What is being asked
Count how many lines in this material contain "chart". The answer is that number alone.

_____

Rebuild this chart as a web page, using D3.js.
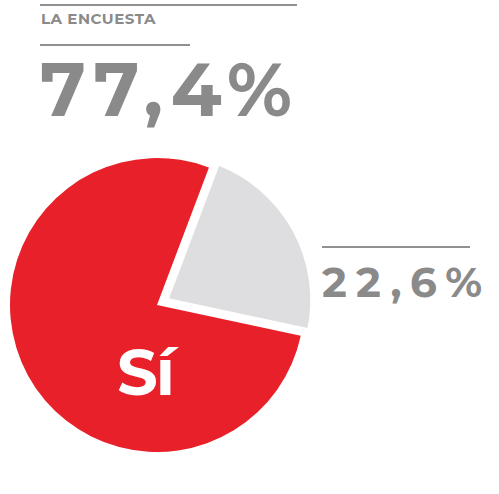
<!DOCTYPE html>
<html>
<head>
<meta charset="utf-8">
<script src="https://cdnjs.cloudflare.com/ajax/libs/d3/7.8.5/d3.min.js"></script>
<style>body{margin:0;background:#fff}</style>
</head>
<body>
<div id="chart"></div>
<script>
// survey data
var labels = ["Sí", "No"];
var values = [77.4, 22.6];
var valueText = ["77,4%", "22,6%"];
var colors = ["#e8202a", "#dedee0"];

var width = 499, height = 494;
var cx = 157, cy = 305, r = 147;

var svg = d3.select("#chart").append("svg")
    .attr("width", width).attr("height", height);

var font = "Montserrat, 'DejaVu Sans', Arial, sans-serif";

// header
svg.append("line").attr("x1", 40).attr("x2", 297).attr("y1", 5).attr("y2", 5)
    .attr("stroke", "#222").attr("stroke-width", 1);
svg.append("text").attr("x", 41).attr("y", 24)
    .attr("font-family", font).attr("font-weight", "bold").attr("font-size", 15)
    .attr("fill", "#8a8a8a").attr("letter-spacing", 0.5).text("LA ENCUESTA");
svg.append("line").attr("x1", 40).attr("x2", 190).attr("y1", 45).attr("y2", 45)
    .attr("stroke", "#222").attr("stroke-width", 1);
svg.append("text").attr("x", 40).attr("y", 116)
    .attr("font-family", font).attr("font-weight", "bold").attr("font-size", 74)
    .attr("fill", "#8a8a8a").attr("textLength", 252).text(valueText[0]);

// pie: grey slice starts ~20.7deg clockwise from top
var start = 20.7 * Math.PI / 180;
var pie = d3.pie().sort(null).value(function(d){ return d; })
    .startAngle(start + 2 * Math.PI * values[1] / 100 - 2 * Math.PI)
    .endAngle(start + 2 * Math.PI * values[1] / 100);
var arcs = pie(values);
// reorder so the red slice is drawn first
var arc = d3.arc().innerRadius(0).outerRadius(r);

var g = svg.append("g").attr("transform", "translate(" + cx + "," + cy + ")");
g.selectAll("path").data(arcs).enter().append("path")
    .attr("d", arc)
    .attr("fill", function(d, i){ return colors[i]; })
    .attr("stroke", function(d, i){ return i === 1 ? "#fff" : "none"; })
    .attr("stroke-width", 5)
    .attr("transform", function(d, i){
        if (i !== 1) return null;
        var a = (d.startAngle + d.endAngle) / 2, off = 10;
        return "translate(" + (Math.sin(a) * off) + "," + (-Math.cos(a) * off) + ")";
    });

g.append("text").attr("x", -12).attr("y", 90).attr("text-anchor", "middle")
    .attr("font-family", font).attr("font-weight", "bold").attr("font-size", 64)
    .attr("fill", "#fff").attr("letter-spacing", -2).text(labels[0]);

// right label
svg.append("line").attr("x1", 322).attr("x2", 470).attr("y1", 247).attr("y2", 247)
    .attr("stroke", "#222").attr("stroke-width", 1);
svg.append("text").attr("x", 322).attr("y", 297)
    .attr("font-family", font).attr("font-weight", "bold").attr("font-size", 42)
    .attr("fill", "#8a8a8a").attr("textLength", 160).text(valueText[1]);
</script>
</body>
</html>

_____

Complete output
3